Many unemployed workers scoff at such conclusions. They believe overseas competitors put so much downward pressure on salaries that young Americans will stop studying vital subjects involving engineering or computers.
At a House hearing last October, Natasha Humphries of Santa Clara, Calif., testified that no matter how much she boosted her education, she still could not survive offshoring. As a 1996 graduate of Stanford University in California, she became a senior software quality assurance engineer at Palm Inc., which makes hand-held computing devices.
But Palm "began an aggressive campaign to outsource all testing assignments to India and China," she said. Workers in those countries accepted contracts paying $2 to $5 an hour, compared with wages of $30 to $60 an hour in California, she testified.
In August, she was fired. The reason "was pretty much the bottom line" on her paycheck, not her lack of skills, she said.

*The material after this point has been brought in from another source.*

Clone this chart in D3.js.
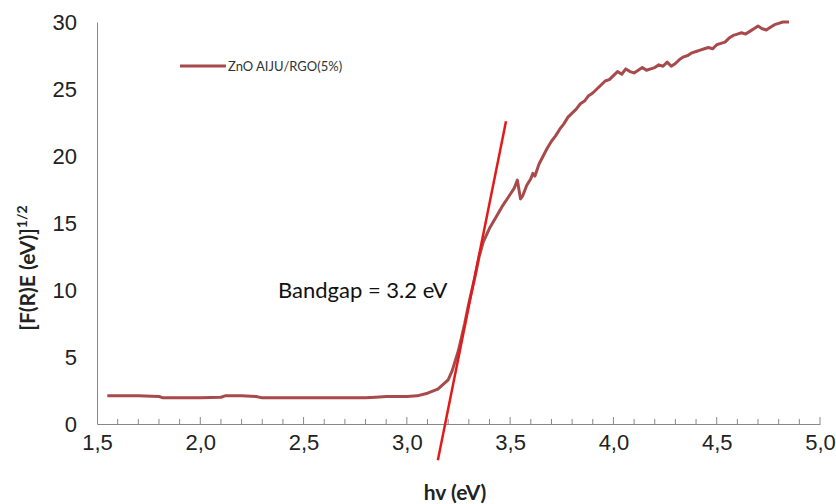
<!DOCTYPE html>
<html>
<head>
<meta charset="utf-8">
<script src="https://cdn.jsdelivr.net/npm/d3@7"></script>
<style>
  body { margin: 0; background: #fff; }
  svg { font-family: Lato, "Open Sans", sans-serif; }
</style>
</head>
<body>
<div id="chart"></div>
<script>
// photon energy (eV) and Tauc value [F(R)E]^1/2
const hv = [1.55, 1.6, 1.7, 1.8, 1.82, 1.9, 2.0, 2.1, 2.12, 2.2, 2.27, 2.3, 2.4, 2.5, 2.6, 2.7, 2.8, 2.85, 2.9, 3.0, 3.05, 3.1, 3.15, 3.2, 3.22, 3.25, 3.28, 3.3, 3.33, 3.35, 3.37, 3.4, 3.43, 3.46, 3.49, 3.52, 3.535, 3.55, 3.56, 3.58, 3.6, 3.61, 3.62, 3.64, 3.66, 3.68, 3.7, 3.72, 3.74, 3.76, 3.78, 3.8, 3.82, 3.84, 3.86, 3.88, 3.9, 3.92, 3.94, 3.96, 3.98, 4.0, 4.02, 4.04, 4.06, 4.08, 4.1, 4.12, 4.14, 4.16, 4.18, 4.2, 4.22, 4.24, 4.26, 4.28, 4.3, 4.32, 4.34, 4.36, 4.38, 4.4, 4.42, 4.44, 4.46, 4.48, 4.5, 4.52, 4.54, 4.56, 4.58, 4.6, 4.62, 4.64, 4.66, 4.68, 4.7, 4.72, 4.74, 4.76, 4.78, 4.8, 4.82, 4.85];
const tauc = [2.1, 2.1, 2.1, 2.05, 1.95, 1.95, 1.95, 2.0, 2.1, 2.1, 2.05, 1.95, 1.95, 1.95, 1.95, 1.95, 1.95, 2.0, 2.05, 2.05, 2.1, 2.3, 2.6, 3.3, 4.0, 5.5, 7.5, 9.0, 11.0, 12.5, 13.6, 14.6, 15.4, 16.2, 16.9, 17.6, 18.2, 16.8, 17.0, 17.8, 18.3, 18.7, 18.5, 19.4, 20.0, 20.6, 21.1, 21.5, 22.0, 22.4, 22.9, 23.2, 23.5, 23.9, 24.1, 24.5, 24.7, 25.0, 25.3, 25.6, 25.7, 26.0, 26.3, 26.1, 26.5, 26.3, 26.2, 26.4, 26.6, 26.4, 26.5, 26.6, 26.8, 26.7, 27.0, 26.7, 26.9, 27.2, 27.4, 27.5, 27.7, 27.8, 27.9, 28.0, 28.1, 28.0, 28.3, 28.4, 28.5, 28.8, 29.0, 29.1, 29.2, 29.1, 29.3, 29.5, 29.7, 29.5, 29.4, 29.6, 29.8, 29.9, 30.0, 30.0];

// tangent used for the band gap estimate
const tangentX = [3.15, 3.48];
const tangentY = [-2.7, 22.6];

const xTicks = [1.5, 2.0, 2.5, 3.0, 3.5, 4.0, 4.5, 5.0];
const yTicks = [0, 5, 10, 15, 20, 25, 30];
const seriesName = "ZnO AIJU/RGO(5%)";

const width = 836, height = 504;
const margin = {top: 22, right: 16, bottom: 80, left: 97};

const svg = d3.select("#chart")
    .append("svg")
    .attr("width", width)
    .attr("height", height);

const xScale = d3.scaleLinear()
    .domain([1.5, 5.0])
    .range([margin.left, width - margin.right]);

const yScale = d3.scaleLinear()
    .domain([0, 30])
    .range([height - margin.bottom, margin.top]);

const fmt = d3.format(".1f");

// y axis: line and labels only
const yAxis = svg.append("g")
    .attr("transform", `translate(${margin.left},0)`)
    .call(d3.axisLeft(yScale).tickValues(yTicks).tickSize(0).tickPadding(20));
yAxis.select(".domain").attr("stroke", "#888");
yAxis.selectAll("text").attr("font-size", "22px").attr("fill", "#222");

// x axis: minor ticks every 0.1 pointing up
const xAxis = svg.append("g")
    .attr("transform", `translate(0,${yScale(0)})`)
    .call(d3.axisBottom(xScale).tickValues(xTicks).tickSize(0).tickPadding(10)
        .tickFormat(d => fmt(d).replace(".", ",")));
xAxis.select(".domain").attr("stroke", "#888");
xAxis.selectAll("text").attr("font-size", "22px").attr("fill", "#222");

svg.append("g")
    .selectAll("line")
    .data(d3.range(16, 51).map(d => d / 10))
    .join("line")
    .attr("x1", d => xScale(d))
    .attr("x2", d => xScale(d))
    .attr("y1", yScale(0))
    .attr("y2", d => yScale(0) - (Math.abs(d * 2 - Math.round(d * 2)) < 1e-6 ? 7 : 5))
    .attr("stroke", "#888");

// data line
const pts = hv.map((d, i) => [d, tauc[i]]);
svg.append("path")
    .datum(pts)
    .attr("fill", "none")
    .attr("stroke", "#a84a4c")
    .attr("stroke-width", 3)
    .attr("stroke-linejoin", "round")
    .attr("d", d3.line().x(d => xScale(d[0])).y(d => yScale(d[1])));

// tangent
svg.append("line")
    .attr("x1", xScale(tangentX[0]))
    .attr("y1", yScale(tangentY[0]))
    .attr("x2", xScale(tangentX[1]))
    .attr("y2", yScale(tangentY[1]))
    .attr("stroke", "#e21a1a")
    .attr("stroke-width", 2.5);

svg.append("text")
    .attr("x", 278)
    .attr("y", 298)
    .attr("font-size", "22px")
    .attr("fill", "#111")
    .text("Bandgap = 3.2 eV");

// legend
svg.append("line")
    .attr("x1", 180).attr("x2", 226)
    .attr("y1", 66).attr("y2", 66)
    .attr("stroke", "#a84a4c")
    .attr("stroke-width", 3);
svg.append("text")
    .attr("x", 228)
    .attr("y", 71)
    .attr("font-size", "13px")
    .attr("fill", "#333")
    .text(seriesName);

// axis titles
svg.append("text")
    .attr("x", 455)
    .attr("y", 500)
    .attr("text-anchor", "middle")
    .attr("font-size", "21px")
    .attr("font-weight", "bold")
    .attr("fill", "#222")
    .text("hv (eV)");

const yTitle = svg.append("text")
    .attr("transform", "translate(35,268) rotate(-90)")
    .attr("text-anchor", "middle")
    .attr("font-size", "21px")
    .attr("font-weight", "bold")
    .attr("fill", "#222");
yTitle.append("tspan").text("[F(R)E (eV)]");
yTitle.append("tspan")
    .attr("dy", -8)
    .attr("font-size", "14px")
    .text("1/2");
</script>
</body>
</html>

Such stories can have an enormous political impact on Congress, especially in an election year. But Stuart Anderson, executive director of the National Foundation for American Policy, a group that supports free trade, said such anecdotal evidence should not be used to outlaw offshoring.
Some jobs are being lost but others are being created as U.S. companies lower their costs, he said.
"It's part of the messy process of capitalism," he said.